The best way to prevent COVID-19 infection is to avoid being exposed. The virus can spread from individuals who do not look or feel sick. Knowing that spread occurs through respiratory droplets, it is strongly recommended that everyone adheres to the following:

Practice Social (Physical) Distancing

Maintain good social distancing (at least 6 feet or about 2 arms’ length) from other people.

Cover Your Mouth and Nose

Cover your mouth and nose with a cloth face covering (mask) when around others.

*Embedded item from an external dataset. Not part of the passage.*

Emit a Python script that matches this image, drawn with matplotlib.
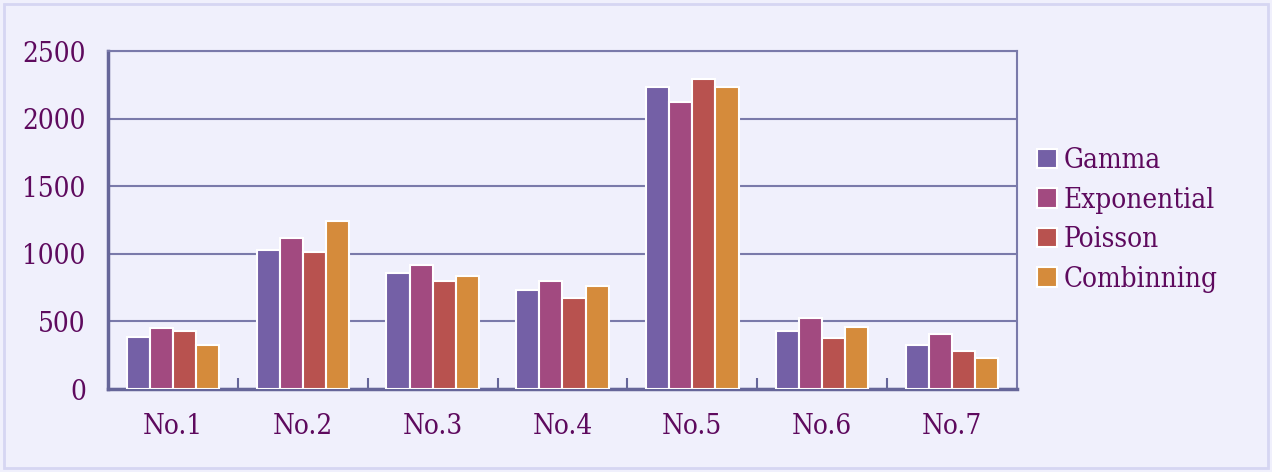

  • • A mask is meant to protect other people in case you are infected. The mask will reduce the transmission of respiratory droplets.
  • • Continue to keep at least 6 feet (or about 2 arms’ lengths) between yourself and others. A mask is not a substitute for social distancing.
  • Practice Proper Hand Hygiene
  • It is recommended that you clean your hands:
  • • After you have been in a public place and/or touched an item or surface that may be frequently touched by other people.
  • • Before touching your eyes, nose, or mouth; this is how germs enter our bodies.
  • Wash Your Hands the Right Way

Follow these five steps to wash your hands the right way every time.

1. Wet your hands with clean, running water (warm or cold), turn off the tap and apply soap.

2. Lather your hands by rubbing them together with the soap. Lather the backs of your hands, between your fingers and under your nails.

3. Scrub your hands for at least 20 seconds. Need a timer? Hum the “Happy Birthday” song from beginning to end twice.

4. Rinse your hands well under clean, running water.

5. Dry your hands using a clean towel or air dry them.

Hand Sanitizer Use

Soap and water are preferable. If soap and water are not readily available, use an alcohol-based hand sanitizer that contains at least 60% alcohol. The product label will list the alcohol content.

When using hand sanitizer, ensure you do the following:

  • • Apply the hand sanitizer product to the palm of one hand (read the label to learn the correct amount).
  • • Rub your hands together.
  • • Rub the hand sanitizer over all the surfaces of your hands and fingers until your hands are dry. This should take around 20 seconds.

Glove Use

For the general public, the CDC recommends wearing gloves when you are cleaning or caring for someone who is sick. In most other situations, wearing gloves is not necessary and may lead to the spread of germs. Instead of wearing gloves, practice proper hand hygiene as outlined above.